Saturday, October 9, 2010

10-9-10: Expanded Replay in MLB Games

It’s ironic for me, as a hockey fan, to argue against expanded use of replay in any sport. The NHL incorporated replays on goals years ago, and it made a world of difference.

But the NHL was smart enough to limit the use of replay to just review of goals. They still rely on officials and linesmen to make calls on penalties, off-sides, icings, and other elements of the game. They realize that the game moves too fast, and nothing beats an official in position to make the call.

It seems that Major League Baseball is hearing more and more calls for the expanded use of replay. They currently only implement review by replay on home run calls. Some journalists are calling for its use during safe and out calls on the base paths.

I recognize that ice hockey and baseball are different in many ways. Baseball, for instance, doesn’t have penalties. They have outs. That’s how the game is measured: 54 outs in a regulation game. 27 per team. Teams are built around not making outs while at bat. Players are paid big money to have high batting averages and slugging percentage. Outs are absolute – not many subjective calls. Either the guy got tagged or he didn’t. Either the ball beat him to the base, or it didn’t.

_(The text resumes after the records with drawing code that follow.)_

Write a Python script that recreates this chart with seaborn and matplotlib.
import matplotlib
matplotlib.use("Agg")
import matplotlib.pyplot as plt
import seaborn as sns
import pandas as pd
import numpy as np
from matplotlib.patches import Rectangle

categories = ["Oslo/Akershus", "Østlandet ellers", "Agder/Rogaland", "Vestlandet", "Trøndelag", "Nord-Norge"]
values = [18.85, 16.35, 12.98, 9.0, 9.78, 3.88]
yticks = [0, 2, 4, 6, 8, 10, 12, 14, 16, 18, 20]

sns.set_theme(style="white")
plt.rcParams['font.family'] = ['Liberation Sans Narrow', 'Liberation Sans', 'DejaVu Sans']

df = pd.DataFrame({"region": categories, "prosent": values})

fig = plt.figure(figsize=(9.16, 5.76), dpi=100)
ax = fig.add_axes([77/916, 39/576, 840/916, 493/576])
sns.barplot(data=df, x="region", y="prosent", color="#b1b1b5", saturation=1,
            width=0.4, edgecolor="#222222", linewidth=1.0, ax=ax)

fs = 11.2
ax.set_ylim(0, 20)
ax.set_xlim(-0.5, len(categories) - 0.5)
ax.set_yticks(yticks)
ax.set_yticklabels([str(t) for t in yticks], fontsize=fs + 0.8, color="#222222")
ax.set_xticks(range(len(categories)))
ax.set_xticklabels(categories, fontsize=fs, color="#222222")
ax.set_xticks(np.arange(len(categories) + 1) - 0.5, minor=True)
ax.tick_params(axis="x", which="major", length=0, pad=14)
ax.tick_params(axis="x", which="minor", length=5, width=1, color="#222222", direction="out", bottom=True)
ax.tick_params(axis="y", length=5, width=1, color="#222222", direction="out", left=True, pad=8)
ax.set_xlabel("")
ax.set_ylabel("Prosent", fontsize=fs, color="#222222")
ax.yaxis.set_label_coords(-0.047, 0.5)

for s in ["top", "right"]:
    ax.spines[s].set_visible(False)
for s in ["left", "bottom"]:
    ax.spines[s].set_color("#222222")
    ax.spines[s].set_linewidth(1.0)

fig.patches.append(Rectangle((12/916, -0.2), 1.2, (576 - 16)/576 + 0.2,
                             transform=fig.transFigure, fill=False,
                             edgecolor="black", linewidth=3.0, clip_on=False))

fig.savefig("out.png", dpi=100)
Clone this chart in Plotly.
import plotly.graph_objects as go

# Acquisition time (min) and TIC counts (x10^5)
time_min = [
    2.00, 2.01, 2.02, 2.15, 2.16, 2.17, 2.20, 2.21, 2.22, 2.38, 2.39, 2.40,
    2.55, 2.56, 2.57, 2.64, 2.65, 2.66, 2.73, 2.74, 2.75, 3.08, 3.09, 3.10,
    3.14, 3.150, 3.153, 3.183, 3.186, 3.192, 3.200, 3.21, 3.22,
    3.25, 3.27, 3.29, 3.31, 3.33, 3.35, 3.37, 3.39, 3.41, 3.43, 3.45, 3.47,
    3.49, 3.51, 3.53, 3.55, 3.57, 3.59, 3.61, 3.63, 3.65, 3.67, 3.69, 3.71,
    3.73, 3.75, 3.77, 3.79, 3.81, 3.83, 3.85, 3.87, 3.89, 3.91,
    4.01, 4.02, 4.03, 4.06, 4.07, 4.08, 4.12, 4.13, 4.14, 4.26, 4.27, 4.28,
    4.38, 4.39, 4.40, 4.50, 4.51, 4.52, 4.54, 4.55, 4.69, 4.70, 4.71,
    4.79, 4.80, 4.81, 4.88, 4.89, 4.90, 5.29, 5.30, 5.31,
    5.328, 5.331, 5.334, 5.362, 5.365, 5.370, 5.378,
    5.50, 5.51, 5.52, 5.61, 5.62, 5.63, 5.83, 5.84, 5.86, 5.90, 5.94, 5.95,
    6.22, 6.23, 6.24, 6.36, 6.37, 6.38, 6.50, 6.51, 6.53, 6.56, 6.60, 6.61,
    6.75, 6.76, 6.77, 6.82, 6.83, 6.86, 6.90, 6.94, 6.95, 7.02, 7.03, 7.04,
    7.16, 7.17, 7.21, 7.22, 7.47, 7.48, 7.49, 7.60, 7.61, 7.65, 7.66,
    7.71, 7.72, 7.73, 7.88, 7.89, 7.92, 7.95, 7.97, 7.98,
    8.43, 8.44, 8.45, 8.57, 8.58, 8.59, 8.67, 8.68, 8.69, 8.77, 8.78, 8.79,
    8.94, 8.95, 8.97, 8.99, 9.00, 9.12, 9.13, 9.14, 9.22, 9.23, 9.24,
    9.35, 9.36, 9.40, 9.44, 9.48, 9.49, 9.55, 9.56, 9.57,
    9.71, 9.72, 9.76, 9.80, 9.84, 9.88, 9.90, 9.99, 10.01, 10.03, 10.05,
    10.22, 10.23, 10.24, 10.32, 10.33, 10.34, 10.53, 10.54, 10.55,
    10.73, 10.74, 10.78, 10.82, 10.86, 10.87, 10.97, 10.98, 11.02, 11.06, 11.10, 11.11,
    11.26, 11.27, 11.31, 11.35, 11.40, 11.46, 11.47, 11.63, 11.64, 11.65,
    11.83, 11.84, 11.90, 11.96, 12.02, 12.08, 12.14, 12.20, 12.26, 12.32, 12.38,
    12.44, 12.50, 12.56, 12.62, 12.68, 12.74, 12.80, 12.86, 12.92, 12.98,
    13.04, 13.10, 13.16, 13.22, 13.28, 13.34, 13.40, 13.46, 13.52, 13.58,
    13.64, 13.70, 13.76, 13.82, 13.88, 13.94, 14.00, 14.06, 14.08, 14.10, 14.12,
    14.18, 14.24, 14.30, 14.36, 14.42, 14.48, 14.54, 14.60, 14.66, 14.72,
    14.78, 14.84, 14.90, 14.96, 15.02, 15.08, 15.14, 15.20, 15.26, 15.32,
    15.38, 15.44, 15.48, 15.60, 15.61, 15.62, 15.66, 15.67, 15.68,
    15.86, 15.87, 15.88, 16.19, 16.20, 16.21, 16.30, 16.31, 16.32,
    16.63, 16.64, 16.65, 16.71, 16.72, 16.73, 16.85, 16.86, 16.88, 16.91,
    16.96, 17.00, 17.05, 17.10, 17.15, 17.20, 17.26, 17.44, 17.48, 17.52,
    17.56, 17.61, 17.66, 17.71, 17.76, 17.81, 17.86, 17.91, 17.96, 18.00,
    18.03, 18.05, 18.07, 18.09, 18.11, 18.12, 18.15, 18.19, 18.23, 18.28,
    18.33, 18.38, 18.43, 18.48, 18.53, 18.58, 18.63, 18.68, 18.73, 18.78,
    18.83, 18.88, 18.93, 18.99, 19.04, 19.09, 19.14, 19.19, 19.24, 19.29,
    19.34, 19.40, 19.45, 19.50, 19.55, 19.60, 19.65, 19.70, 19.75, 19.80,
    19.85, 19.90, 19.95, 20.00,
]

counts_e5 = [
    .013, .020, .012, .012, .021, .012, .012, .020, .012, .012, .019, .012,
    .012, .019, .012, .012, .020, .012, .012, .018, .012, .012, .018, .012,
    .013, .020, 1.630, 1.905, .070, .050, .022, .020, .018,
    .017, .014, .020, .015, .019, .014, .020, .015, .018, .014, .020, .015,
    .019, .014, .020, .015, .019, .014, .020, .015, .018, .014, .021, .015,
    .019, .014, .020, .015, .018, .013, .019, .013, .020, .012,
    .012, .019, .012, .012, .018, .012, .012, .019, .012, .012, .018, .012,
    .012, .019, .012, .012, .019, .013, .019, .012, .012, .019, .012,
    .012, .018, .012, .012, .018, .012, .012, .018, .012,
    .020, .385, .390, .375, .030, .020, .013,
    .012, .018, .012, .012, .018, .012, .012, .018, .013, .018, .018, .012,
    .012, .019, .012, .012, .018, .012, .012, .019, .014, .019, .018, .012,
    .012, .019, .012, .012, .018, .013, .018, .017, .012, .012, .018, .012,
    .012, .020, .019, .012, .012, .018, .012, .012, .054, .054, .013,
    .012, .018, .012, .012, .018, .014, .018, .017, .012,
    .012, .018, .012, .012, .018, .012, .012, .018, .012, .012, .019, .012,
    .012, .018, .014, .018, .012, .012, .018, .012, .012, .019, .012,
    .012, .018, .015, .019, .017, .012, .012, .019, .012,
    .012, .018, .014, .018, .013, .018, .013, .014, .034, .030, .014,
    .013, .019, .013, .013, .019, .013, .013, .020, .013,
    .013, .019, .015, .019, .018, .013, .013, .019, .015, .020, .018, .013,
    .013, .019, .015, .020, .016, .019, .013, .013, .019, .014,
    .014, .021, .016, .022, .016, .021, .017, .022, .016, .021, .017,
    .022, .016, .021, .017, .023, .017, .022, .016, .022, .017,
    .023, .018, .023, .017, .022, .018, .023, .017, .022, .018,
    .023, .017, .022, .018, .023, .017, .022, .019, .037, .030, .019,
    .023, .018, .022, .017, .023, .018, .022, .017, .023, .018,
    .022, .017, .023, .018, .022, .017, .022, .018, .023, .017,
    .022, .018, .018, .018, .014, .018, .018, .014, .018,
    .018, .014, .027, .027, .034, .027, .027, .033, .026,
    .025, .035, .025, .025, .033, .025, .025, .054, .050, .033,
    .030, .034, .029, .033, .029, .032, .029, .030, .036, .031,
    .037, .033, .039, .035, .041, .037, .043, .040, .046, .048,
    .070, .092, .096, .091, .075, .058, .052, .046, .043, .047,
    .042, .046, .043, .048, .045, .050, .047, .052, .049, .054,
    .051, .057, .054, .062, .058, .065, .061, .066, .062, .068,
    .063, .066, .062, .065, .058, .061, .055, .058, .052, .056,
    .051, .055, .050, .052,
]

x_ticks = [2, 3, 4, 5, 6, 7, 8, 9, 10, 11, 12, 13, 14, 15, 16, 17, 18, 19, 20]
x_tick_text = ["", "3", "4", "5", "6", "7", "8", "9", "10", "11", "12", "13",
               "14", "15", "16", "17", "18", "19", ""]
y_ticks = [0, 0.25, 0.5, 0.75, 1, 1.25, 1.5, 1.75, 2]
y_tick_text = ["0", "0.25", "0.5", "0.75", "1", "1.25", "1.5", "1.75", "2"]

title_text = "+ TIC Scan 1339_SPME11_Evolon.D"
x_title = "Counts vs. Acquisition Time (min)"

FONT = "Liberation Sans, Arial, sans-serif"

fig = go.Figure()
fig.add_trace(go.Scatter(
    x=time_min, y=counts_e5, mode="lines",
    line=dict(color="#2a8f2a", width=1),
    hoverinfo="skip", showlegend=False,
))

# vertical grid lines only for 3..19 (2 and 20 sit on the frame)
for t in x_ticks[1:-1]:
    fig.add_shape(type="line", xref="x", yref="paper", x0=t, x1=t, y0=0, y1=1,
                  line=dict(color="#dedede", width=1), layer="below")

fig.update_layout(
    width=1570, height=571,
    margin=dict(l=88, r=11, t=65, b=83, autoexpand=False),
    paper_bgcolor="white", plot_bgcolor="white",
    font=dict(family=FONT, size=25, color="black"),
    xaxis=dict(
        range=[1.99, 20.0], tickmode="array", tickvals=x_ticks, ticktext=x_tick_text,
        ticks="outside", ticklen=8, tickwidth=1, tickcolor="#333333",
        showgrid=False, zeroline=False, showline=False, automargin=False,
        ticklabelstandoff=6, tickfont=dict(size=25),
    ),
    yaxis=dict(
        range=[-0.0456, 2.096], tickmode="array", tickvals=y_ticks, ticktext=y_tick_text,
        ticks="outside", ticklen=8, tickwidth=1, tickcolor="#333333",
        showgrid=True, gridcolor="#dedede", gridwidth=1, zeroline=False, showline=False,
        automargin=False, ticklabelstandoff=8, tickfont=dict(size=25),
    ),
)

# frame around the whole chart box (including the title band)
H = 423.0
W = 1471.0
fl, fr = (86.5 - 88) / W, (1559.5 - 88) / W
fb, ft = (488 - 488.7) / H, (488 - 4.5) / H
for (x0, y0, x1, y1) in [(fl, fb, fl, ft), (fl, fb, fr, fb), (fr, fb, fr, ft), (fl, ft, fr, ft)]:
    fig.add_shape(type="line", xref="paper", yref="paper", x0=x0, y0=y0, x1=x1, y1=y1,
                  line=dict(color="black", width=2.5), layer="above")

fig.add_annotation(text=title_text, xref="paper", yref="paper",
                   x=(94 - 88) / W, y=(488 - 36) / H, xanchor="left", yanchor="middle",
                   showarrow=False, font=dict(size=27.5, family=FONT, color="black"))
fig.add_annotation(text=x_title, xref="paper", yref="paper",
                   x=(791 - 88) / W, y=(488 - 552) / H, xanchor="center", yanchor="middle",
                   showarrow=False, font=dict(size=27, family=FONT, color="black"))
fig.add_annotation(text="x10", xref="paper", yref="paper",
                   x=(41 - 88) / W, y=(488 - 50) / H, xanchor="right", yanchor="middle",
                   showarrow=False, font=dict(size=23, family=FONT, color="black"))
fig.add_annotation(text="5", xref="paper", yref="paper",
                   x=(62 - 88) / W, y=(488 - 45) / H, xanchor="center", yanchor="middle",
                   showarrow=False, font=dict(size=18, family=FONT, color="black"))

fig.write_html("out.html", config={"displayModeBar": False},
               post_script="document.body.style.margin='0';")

The problem I have is: who has the best view of the play? It’s quite often the umpire. As video technology improves, it may be possible to find the better angle. But right now it’s very expensive. And you’d have to have it available in all ballparks for every game of the regular season just to be fair (a win is a win). Is it worth the expense right now? I think not.

And what happens to the fans who have grown tired of four hour baseball games? If managers were able to challenge more calls, it would lengthen the game. MLB has been working to shorten games. What incentive would it give to pitchers who are told to hurry up and pitch if they know the game could get delayed for five minutes for a video review of a close play at second base?

Baseball has a lot of appeal for its history. Sure, there may come a day when the technology is readily available, but all of the factors that go into the expansion of replay’s use in game settings must be considered.